There are more than 100 activities lined up across six thematic areas, each designed to immerse visitors in the breadth of not just the Philippines’ but also Asia-Pacific’s food cultures.
The festival’s central pavilion at the heart of the Lagoon spotlights four staples that shape the region’s gastronomic identity: namely rice, soy, spices, and taro. These are not static displays, as visitors can meet producers and farmers, understand agricultural histories, and how these humble ingredients map trade routes, migrations, and local culture.

Not to be missed are the taste workshops and chef collaborations, with activations not only at the event but throughout the city. Leading deep sensory workshops is a star-studded roster of over 80 local and international chefs and mixologists. They include renowned names like Johanne Siy (Asia’s Best Female Chef 2023—Singapore/Philippines), Wes Kuo (Embers, Taipei), Lordfer Lalicon (Kaya, USA), William Wongso (Indonesia’s Culinary Ambassador), Jordy Navarra (Toyo, Philippines) and Miko Calo (Taqueria Franco, Philippines) to name a few.
Sessions include “From Palapa to Sambal” exploring spice cultures, “The New Filipino Table” with Chef Patrick Go, “Filipino Cheesecake Reimagined” by Chef David Amoros, and “Savouring Coastal Traditions” with Chef Johanne Siy. Evenings see restaurant takeovers, pairing international and Filipino chefs in boundary-pushing, sustainability-driven dinners.

One of the most anticipated spaces, the Community Kitchen, features cooks from all 61 barangays of Bacolod preparing dishes rooted in personal memory and local heritage. There are no celebrity chefs here, just real home cooks sharing traditions that have been passed down through the generations.
The Market and Street Food area highlight both everyday staples and endangered ingredients from the Ark of Taste, Slow Food’s international list of endangered, sustainably produced heritage food and ingredients. These include ingredients such as batuan (a local fruit popularly used as a souring agent), kadyos (pigeon peas), heirloom criollo cacao, artisanal muscovado, and Visayan heritage salts like tultul and budbud.

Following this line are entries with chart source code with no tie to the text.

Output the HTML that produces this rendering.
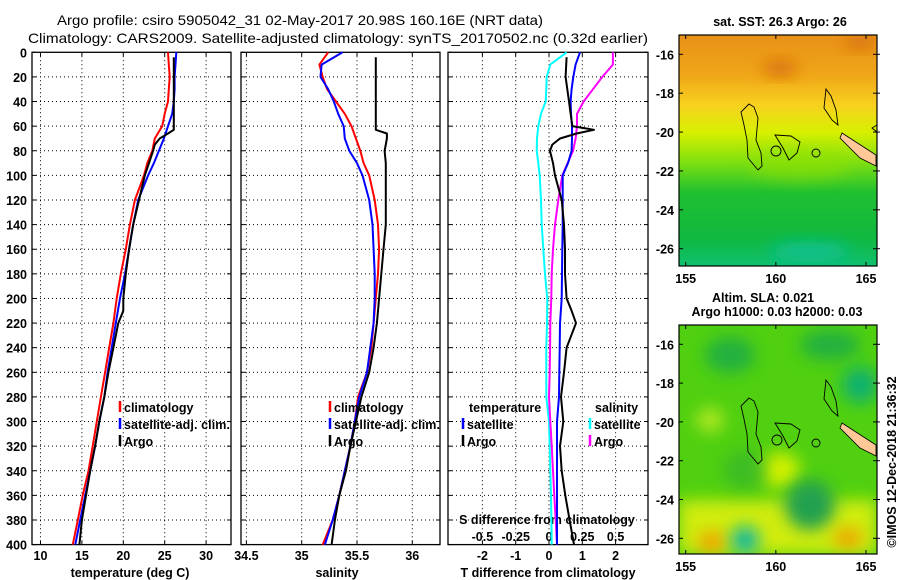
<!DOCTYPE html>
<html><head><meta charset="utf-8"><style>
html,body{margin:0;padding:0;background:#fff;}
svg{display:block;font-family:"Liberation Sans",sans-serif;}
.t{font-size:12.5px;font-weight:bold;fill:#000;}
.h{font-size:14px;fill:#000;}
</style></head><body>
<svg id="fig" width="900" height="580" viewBox="0 0 900 580" xmlns="http://www.w3.org/2000/svg">
<defs>
<linearGradient id="sstg" x1="0" y1="0" x2="0" y2="1">
<stop offset="0" stop-color="#e89018"/><stop offset="0.18" stop-color="#f0a818"/><stop offset="0.3" stop-color="#f8d020"/><stop offset="0.42" stop-color="#d8f000"/><stop offset="0.55" stop-color="#80e010"/><stop offset="0.68" stop-color="#20c030"/><stop offset="0.88" stop-color="#10b840"/><stop offset="1" stop-color="#10c070"/>
</linearGradient>
<filter id="bl" x="-50%" y="-50%" width="200%" height="200%"><feGaussianBlur stdDeviation="8"/></filter>
<clipPath id="m1c"><rect x="679" y="35" width="198" height="231"/></clipPath>
<clipPath id="m2c"><rect x="679" y="325" width="198" height="229"/></clipPath>
</defs>
<text class="h" x="57" y="25" textLength="486" lengthAdjust="spacingAndGlyphs">Argo profile: csiro 5905042_31 02-May-2017 20.98S 160.16E (NRT data)</text>
<text class="h" x="28" y="43" textLength="620" lengthAdjust="spacingAndGlyphs">Climatology: CARS2009. Satellite-adjusted climatology: synTS_20170502.nc (0.32d earlier)</text>
<g id="panels"></g>
<g>
<g clip-path="url(#m1c)">
<rect x="679" y="35" width="198" height="231" fill="url(#sstg)"/>
<ellipse cx="780" cy="68" rx="18" ry="8" fill="#d87010" filter="url(#bl)"/>
<ellipse cx="860" cy="42" rx="16" ry="7" fill="#d87010" filter="url(#bl)"/>
<ellipse cx="800" cy="165" rx="50" ry="14" fill="#90e000" filter="url(#bl)" opacity="0.6"/>
<ellipse cx="810" cy="252" rx="40" ry="10" fill="#10c090" filter="url(#bl)"/>
<path d="M842,133 L876,155 L876,166 L860,158 L840,138 Z" fill="#ffc896" stroke="#000" stroke-width="0.8"/>
<path d="M749,104 L754,107 L758,118 L756,140 L761,153 L762,166 L758,170 L748,158 L747,140 L744,125 L741,112 Z M775,135 L791,136 L800,142 L797,153 L789,160 L783,148 Z M826,89 L831,96 L836,110 L838,125 L832,120 L824,108 Z M877,125 L872,128 L877,132" fill="none" stroke="#000" stroke-width="0.9"/>
<circle cx="776" cy="151" r="5" fill="none" stroke="#000" stroke-width="0.9"/>
<circle cx="816" cy="153" r="4" fill="none" stroke="#000" stroke-width="0.9"/>
</g>
<rect x="679" y="35" width="198" height="231" fill="none" stroke="#000" stroke-width="1.2"/>
</g>
<text class="t" x="780" y="26" text-anchor="middle">sat. SST: 26.3 Argo: 26</text>
<g>
<g clip-path="url(#m2c)">
<rect x="679" y="325" width="198" height="229" fill="#50d010"/>
<ellipse cx="730" cy="355" rx="25" ry="18" fill="#20b040" filter="url(#bl)"/>
<ellipse cx="830" cy="345" rx="30" ry="15" fill="#20b040" filter="url(#bl)"/>
<ellipse cx="860" cy="385" rx="18" ry="18" fill="#10b070" filter="url(#bl)"/>
<ellipse cx="710" cy="420" rx="14" ry="12" fill="#b0e820" filter="url(#bl)"/>
<ellipse cx="780" cy="470" rx="20" ry="18" fill="#d0f000" filter="url(#bl)"/>
<rect x="679" y="500" width="198" height="54" fill="#d0ec10" filter="url(#bl)"/>
<ellipse cx="810" cy="505" rx="25" ry="25" fill="#20a050" filter="url(#bl)"/>
<ellipse cx="712" cy="542" rx="14" ry="10" fill="#f0a000" filter="url(#bl)"/>
<ellipse cx="848" cy="538" rx="14" ry="10" fill="#f0a000" filter="url(#bl)"/>
<ellipse cx="745" cy="540" rx="14" ry="14" fill="#10b8a0" filter="url(#bl)"/>
<ellipse cx="745" cy="470" rx="22" ry="20" fill="#30b030" filter="url(#bl)" opacity="0.6"/>
<path d="M842,423 L876,445 L876,456 L860,448 L840,428 Z" fill="#ffc896" stroke="#000" stroke-width="0.8"/>
<path d="M749,398 L754,401 L758,412 L756,434 L761,447 L762,460 L758,464 L748,452 L747,434 L744,419 L741,406 Z M775,423 L791,424 L800,430 L797,441 L789,448 L783,436 Z M826,380 L831,387 L836,401 L838,416 L832,411 L824,399 Z" fill="none" stroke="#000" stroke-width="0.9"/>
<circle cx="777" cy="440" r="5" fill="none" stroke="#000" stroke-width="0.9"/>
<circle cx="816" cy="443" r="4" fill="none" stroke="#000" stroke-width="0.9"/>
</g>
<rect x="679" y="325" width="198" height="229" fill="none" stroke="#000" stroke-width="1.2"/>
</g>
<text class="t" x="763" y="302" text-anchor="middle">Altim. SLA: 0.021</text>
<text class="t" x="777" y="316" text-anchor="middle">Argo h1000: 0.03 h2000: 0.03</text>
<text class="t" x="896" y="462" text-anchor="middle" transform="rotate(-90 896 462)" font-weight="normal">©IMOS 12-Dec-2018 21:36:32</text>
<g id="maplabels"></g>
</svg>
<script>
// ---- data ----
const depthsT = [0,10,20,30,40,50,60,70,80,90,100,120,140,160,180,200,220,240,260,280,300,320,340,360,380,400];
const tempClim = [25.4,25.5,25.6,25.5,25.4,25.0,24.7,23.8,23.5,22.9,22.5,21.4,20.8,20.3,19.7,19.2,18.8,18.3,17.8,17.3,16.8,16.3,15.8,15.1,14.5,13.9];
const tempSat  = [26.4,26.3,26.2,26.2,26.1,25.9,25.4,24.9,24.3,23.7,23.0,21.8,21.2,20.7,20.2,19.6,19.1,18.6,18.1,17.7,17.1,16.6,16.0,15.4,14.8,14.2];
const salClim = [35.24,35.16,35.19,35.23,35.31,35.39,35.45,35.49,35.53,35.56,35.61,35.66,35.69,35.70,35.69,35.67,35.65,35.63,35.59,35.51,35.48,35.44,35.39,35.34,35.28,35.19];
const salSat  = [35.37,35.18,35.17,35.24,35.29,35.33,35.38,35.39,35.43,35.50,35.55,35.61,35.64,35.65,35.66,35.66,35.65,35.62,35.59,35.52,35.48,35.44,35.39,35.34,35.28,35.21];
const depthsArgo = [4,20,40,60,63,66,70,75,80,90,100,120,140,160,180,200,210,220,240,260,280,300,320,340,360,380,400];
const tempArgo = [26.1,26.1,26.1,26.1,26.1,25.4,24.4,23.8,23.6,23.1,22.6,21.9,21.2,20.7,20.3,20.0,20.0,19.4,18.8,18.2,17.7,17.1,16.6,16.0,15.5,15.0,14.7];
const salArgo  = [35.67,35.67,35.67,35.67,35.67,35.77,35.77,35.76,35.75,35.76,35.76,35.76,35.76,35.74,35.72,35.70,35.69,35.68,35.65,35.61,35.54,35.49,35.44,35.40,35.34,35.30,35.27];
const dTsat = [0.93,0.80,0.73,0.68,0.65,0.66,0.69,0.69,0.68,0.57,0.41,0.41,0.41,0.40,0.39,0.38,0.33,0.32,0.31,0.30,0.24,0.24,0.24,0.24,0.24,0.24];
const dSsat = [0.133,0.01,-0.017,-0.02,-0.025,-0.06,-0.08,-0.09,-0.092,-0.08,-0.07,-0.06,-0.055,-0.043,-0.03,-0.013,-0.015,-0.02,-0.02,-0.02,0.0,0.005,0.01,0.015,0.018,0.02];
const dSargo = [0.48,0.48,0.40,0.33,0.26,0.21,0.21,0.20,0.18,0.14,0.10,0.07,0.045,0.03,0.02,0.017,0.01,0.008,0.005,0.0,0.01,0.02,0.03,0.04,0.05,0.06];
const dTargo = [0.53,0.50,0.60,0.70,1.35,0.83,0.33,0.10,0.03,0.12,0.18,0.38,0.45,0.48,0.48,0.53,0.68,0.81,0.53,0.45,0.36,0.43,0.33,0.38,0.49,0.62,0.75];
const depthTicks = [0,20,40,60,80,100,120,140,160,180,200,220,240,260,280,300,320,340,360,380,400];
const tempTicks = [10,15,20,25,30];
const salTicks = [34.5,35,35.5,36];
const salTickLabels = ["34.5","35","35.5","36"];
const dTTicks = [-2,-1,0,1,2];
const dSTicks = [-0.5,-0.25,0,0.25,0.5];
const dSTickLabels = ["-0.5","-0.25","0","0.25","0.5"];
const lonTicks = [155,160,165];
const latTicks = [-16,-18,-20,-22,-24,-26];

// ---- axes ----
const NS = 'http://www.w3.org/2000/svg';
const Y0 = 52.3, Y1 = 544.6;
const yD = d => Y0 + d * (Y1 - Y0) / 400;
const xT = v => 40.5 + (v - 10) * 8.28;
const xS = v => 246.4 + (v - 34.5) * 110.6;
const xDT = v => 549 + v * 33.3;
const xDS = v => 549 + v * 133.2;
const P = [{x0:32,x1:231},{x0:241,x1:440},{x0:448,x1:648}];
const g = document.getElementById('panels');
function el(tag, attrs, parent){const e=document.createElementNS(NS,tag);for(const k in attrs)e.setAttribute(k,attrs[k]);(parent||g).appendChild(e);return e;}
function txt(x,y,s,anchor,parent){const t=el('text',{x:x,y:y,'class':'t','text-anchor':anchor||'middle'},parent);t.textContent=s;return t;}

P.forEach((p,i)=>{
  const pg = el('g',{});
  
  
  depthTicks.forEach(d=>{
    if(d>0&&d<400) el('line',{x1:p.x0,x2:p.x1,y1:yD(d),y2:yD(d),stroke:'#000','stroke-width':1,'stroke-dasharray':'1 3'},pg);
    el('line',{x1:p.x0,x2:p.x0+4,y1:yD(d),y2:yD(d),stroke:'#000'},pg);
    el('line',{x1:p.x1-4,x2:p.x1,y1:yD(d),y2:yD(d),stroke:'#000'},pg);
  });
  const vt = i===0?tempTicks.map(xT):i===1?salTicks.map(xS):dTTicks.map(xDT);
  vt.forEach(x=>{
    el('line',{x1:x,x2:x,y1:Y0,y2:Y1,stroke:'#000','stroke-width':1,'stroke-dasharray':'1 3'},pg);
    el('line',{x1:x,x2:x,y1:Y1-4,y2:Y1,stroke:'#000'},pg);
    el('line',{x1:x,x2:x,y1:Y0,y2:Y0+4,stroke:'#000'},pg);
  });
  el('rect',{x:p.x0,y:Y0,width:p.x1-p.x0,height:Y1-Y0,fill:'none',stroke:'#000','stroke-width':1.3},pg);
});
const dl = el('g',{});


depthTicks.forEach(d=>txt(27,yD(d)+5,String(d),'end',dl));
const xl = el('g',{});


tempTicks.forEach(v=>txt(xT(v),560,String(v),'middle',xl));
salTicks.forEach((v,i)=>txt(xS(v),560,salTickLabels[i],'middle',xl));
dTTicks.forEach(v=>txt(xDT(v),560,String(v),'middle',xl));
dSTicks.forEach((v,i)=>txt(xDS(v),541,dSTickLabels[i],'middle',xl));
let t;
t=txt(130,577,'temperature (deg C)');
t=txt(337,577,'salinity');
t=txt(548,577,'T difference from climatology');
t=txt(547,524,'S difference from climatology');

function line(depths, vals, xf, color, name, w){
  const pts = depths.map((d,i)=>xf(vals[i]).toFixed(1)+','+yD(d).toFixed(1)).join(' ');
  const pl = el('polyline',{points:pts,fill:'none',stroke:color,'stroke-width':w||2,'stroke-linejoin':'round'});
  
  
}
line(depthsT,tempClim,xT,'#f00','temp-climatology-line');
line(depthsT,tempSat,xT,'#00f','temp-satellite-line');
line(depthsArgo,tempArgo,xT,'#000','temp-argo-line');
line(depthsT,salClim,xS,'#f00','sal-climatology-line');
line(depthsT,salSat,xS,'#00f','sal-satellite-line');
line(depthsArgo,salArgo,xS,'#000','sal-argo-line');
line(depthsT,dSsat,xDS,'#0ff','sdiff-satellite-line');
line(depthsT,dSargo,xDS,'#f0f','sdiff-argo-line');
line(depthsT,dTsat,xDT,'#00f','tdiff-satellite-line');
line(depthsArgo,dTargo,xDT,'#000','tdiff-argo-line');

function leg(x,y,color,label,name){
  const lg = el('g',{});
  
  
  el('line',{x1:x,x2:x,y1:y-11,y2:y,stroke:color,'stroke-width':2.5},lg);
  const tt = txt(x+4,y,label,'start',lg);
  return tt;
}
leg(120,412,'#f00','climatology','legend-climatology');
leg(120,429,'#00f','satellite-adj. clim.','legend-satellite-adj').setAttribute('textLength','106');
leg(120,446,'#000','Argo','legend-argo');
leg(330,412,'#f00','climatology','legend-sal-climatology');
leg(330,429,'#00f','satellite-adj. clim.','legend-sal-satellite-adj').setAttribute('textLength','106');
leg(330,446,'#000','Argo','legend-sal-argo');
t=txt(469,412,'temperature','start');
leg(463,429,'#00f','satellite','legend-t-satellite');
leg(463,446,'#000','Argo','legend-t-argo');
t=txt(595,412,'salinity','start');
leg(590,429,'#0ff','satellite','legend-s-satellite');
leg(590,446,'#f0f','Argo','legend-s-argo');

// map tick labels
const ml = document.getElementById('maplabels');
const lonX = v => 685.7 + (v-155)*18.03;
[[35,266,54.3,248.7],[325,554,344.3,538.3]].forEach(([top,bot,ya,yb],k)=>{
  const mg = el('g',{},ml);
  
  
  lonTicks.forEach(v=>{
    el('line',{x1:lonX(v),x2:lonX(v),y1:bot-4,y2:bot,stroke:'#000'},mg);
    el('line',{x1:lonX(v),x2:lonX(v),y1:top,y2:top+4,stroke:'#000'},mg);
    txt(lonX(v),bot+17,String(v),'middle',mg);
  });
  latTicks.forEach(v=>{
    const y = ya + (v+16)/(-10)*(yb-ya);
    el('line',{x1:679,x2:683,y1:y,y2:y,stroke:'#000'},mg);
    el('line',{x1:873,x2:880,y1:y,y2:y,stroke:'#000'},mg);
    txt(674,y+5,String(v),'end',mg);
  });
});
</script>
</body></html>
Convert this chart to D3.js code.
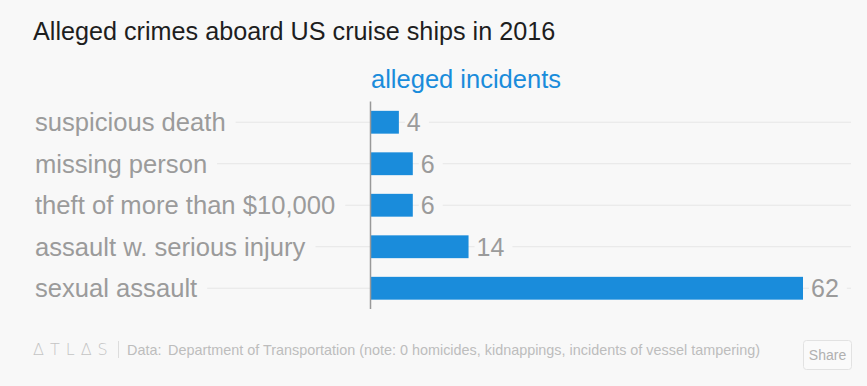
<!DOCTYPE html>
<html>
<head>
<meta charset="utf-8">
<script src="https://cdn.jsdelivr.net/npm/d3@7"></script>
<style>
  html, body { margin: 0; padding: 0; background: #f8f8f8; }
  svg { display: block; font-family: "Liberation Sans", Arial, sans-serif; }
</style>
</head>
<body>
<div id="chart"></div>
<script>
// Alleged crimes aboard US cruise ships, 2016 — horizontal bars.

const categories = [
  "suspicious death",
  "missing person",
  "theft of more than $10,000",
  "assault w. serious injury",
  "sexual assault",
];
const incidents = [4, 6, 6, 14, 62];

const TITLE = "Alleged crimes aboard US cruise ships in 2016";
const SERIES_LABEL = "alleged incidents";
const SOURCE_LABEL = "Data:";
const SOURCE_TEXT =
  "Department of Transportation (note: 0 homicides, kidnappings, incidents of vessel tampering)";

const W = 867;
const H = 386;
const BG = "#f8f8f8";
const BLUE = "#1a8cdb";
const GREY = "#9b9b9b";

const svg = d3
  .select("#chart")
  .append("svg")
  .attr("width", W)
  .attr("height", H)
  .attr("viewBox", `0 0 ${W} ${H}`);

svg.append("rect").attr("width", W).attr("height", H).attr("fill", BG);

// ─── scales ─────────────────────────────────────────────────────────────
const x0 = 371;
const x = d3.scaleLinear().domain([0, 62]).range([x0, 803]);
const y = d3
  .scaleBand()
  .domain(categories)
  .range([101.5, 309])
  .paddingInner(0.45)
  .paddingOuter(0.225);

const rows = categories.map((c, i) => ({ cat: c, v: incidents[i] }));

// ─── title + series label ──────────────────────────────────────────────
svg
  .append("text")
  .attr("x", 33)
  .attr("y", 40)
  .attr("font-size", 25.2)
  .attr("font-weight", 500)
  .attr("fill", "#1e1e1e")
  .text(TITLE);

svg
  .append("text")
  .attr("x", x0)
  .attr("y", 88)
  .attr("font-size", 25.5)
  .attr("fill", BLUE)
  .text(SERIES_LABEL);

// ─── gridlines ─────────────────────────────────────────────────────────
svg
  .append("g")
  .attr("class", "grid")
  .selectAll("line")
  .data(rows)
  .join("line")
  .attr("x1", 33)
  .attr("x2", 851)
  .attr("y1", (d) => y(d.cat) + y.bandwidth() / 2)
  .attr("y2", (d) => y(d.cat) + y.bandwidth() / 2)
  .attr("stroke", "#e6e6e6")
  .attr("stroke-width", 1);

// ─── category labels (with background knock-out) ───────────────────────
const labelG = svg.append("g").attr("class", "labels");
const labels = labelG
  .selectAll("g")
  .data(rows)
  .join("g");
labels
  .append("text")
  .attr("x", 35)
  .attr("y", (d) => y(d.cat) + y.bandwidth() / 2)
  .attr("dy", "0.35em")
  .attr("font-size", 25.6)
  .attr("fill", GREY)
  .text((d) => d.cat);
labels.each(function () {
  const g = d3.select(this);
  const b = g.select("text").node().getBBox();
  g.insert("rect", "text")
    .attr("x", b.x - 2)
    .attr("y", b.y)
    .attr("width", b.width + 12)
    .attr("height", b.height)
    .attr("fill", BG);
});

// ─── bars ──────────────────────────────────────────────────────────────
svg
  .append("g")
  .attr("class", "bars")
  .selectAll("rect")
  .data(rows)
  .join("rect")
  .attr("x", x(0))
  .attr("y", (d) => y(d.cat))
  .attr("width", (d) => x(d.v) - x(0))
  .attr("height", y.bandwidth())
  .attr("fill", BLUE);

// ─── value labels ──────────────────────────────────────────────────────
const vals = svg
  .append("g")
  .attr("class", "values")
  .selectAll("g")
  .data(rows)
  .join("g");
vals
  .append("text")
  .attr("x", (d) => x(d.v) + 8)
  .attr("y", (d) => y(d.cat) + y.bandwidth() / 2)
  .attr("dy", "0.35em")
  .attr("font-size", 25)
  .attr("fill", GREY)
  .text((d) => d.v);
vals.each(function () {
  const g = d3.select(this);
  const b = g.select("text").node().getBBox();
  g.insert("rect", "text")
    .attr("x", b.x - 2)
    .attr("y", b.y)
    .attr("width", b.width + 10)
    .attr("height", b.height)
    .attr("fill", BG);
});

// ─── axis line ─────────────────────────────────────────────────────────
svg
  .append("line")
  .attr("x1", x0 - 0.5)
  .attr("x2", x0 - 0.5)
  .attr("y1", 101.5)
  .attr("y2", 309)
  .attr("stroke", "#999")
  .attr("stroke-width", 1.5);

// ─── footer ────────────────────────────────────────────────────────────
const foot = svg.append("g").attr("class", "footer");
foot
  .append("text")
  .attr("x", 33)
  .attr("y", 355)
  .attr("font-size", 16)
  .attr("font-family", "'DejaVu Sans', sans-serif")
  .attr("font-weight", 200)
  .attr("letter-spacing", 6)
  .attr("fill", "#c4c4c4")
  .text("ΔTLΔS");
foot
  .append("line")
  .attr("x1", 118.5)
  .attr("x2", 118.5)
  .attr("y1", 341)
  .attr("y2", 358)
  .attr("stroke", "#ddd");
foot
  .append("text")
  .attr("x", 127)
  .attr("y", 355)
  .attr("font-size", 14.4)
  .attr("fill", "#bdbdbd")
  .text(SOURCE_LABEL);
foot
  .append("text")
  .attr("x", 168)
  .attr("y", 355)
  .attr("font-size", 14.4)
  .attr("fill", "#bdbdbd")
  .text(SOURCE_TEXT);

foot
  .append("rect")
  .attr("x", 803.5)
  .attr("y", 340.5)
  .attr("width", 48)
  .attr("height", 29)
  .attr("rx", 3)
  .attr("fill", "#fafafa")
  .attr("stroke", "#e2e2e2");
foot
  .append("text")
  .attr("x", 827.5)
  .attr("y", 360)
  .attr("text-anchor", "middle")
  .attr("font-size", 14)
  .attr("fill", "#b0b0b0")
  .text("Share");
</script>
</body>
</html>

For visitors who wish to delve into deeper topics, TMAP has a series of grounded, intimate talks lined up. Discussions revolve around issues such as climate resilience, indigenous food sovereignty, farmer-chef partnerships, and the future of youth-led agri-entrepreneurship, among others.
Food and drink go hand in hand, and Terra Madre has plenty of programmes in store. Cocktail lovers can follow the Slow Drinks trail curated by world-renowned names like Danny Childs (Slow Drinks, USA), Danny Park (Zest, South Korea), Agung Prabowo (The Old Man & PENICILLIN, Hong Kong / Indonesia), Daniel Nguyen (Sông Cái Distillery, Vietnam), and more.

The beverages spotlight foraged infusions, local botanicals, heirloom fruits, as well as creative, non-alcoholic inventions. Nearby, the Slow Food Coffee Coalition Pavilion take visitors from farm to cup with tastings and deep dives into the region’s coffee landscapes.
TMAP 2025 marks a natural progression from the Terra Madre Visayas events hosted in 2023 and 2024. With Negros’ rich agricultural biodiversity, long history of farming traditions, and an active network of Slow Food communities — which has steadily grown since the movement was first introduced to the region close to two decades ago — the region is all set to become the next hub for the slow food movement in Asia and the Pacific.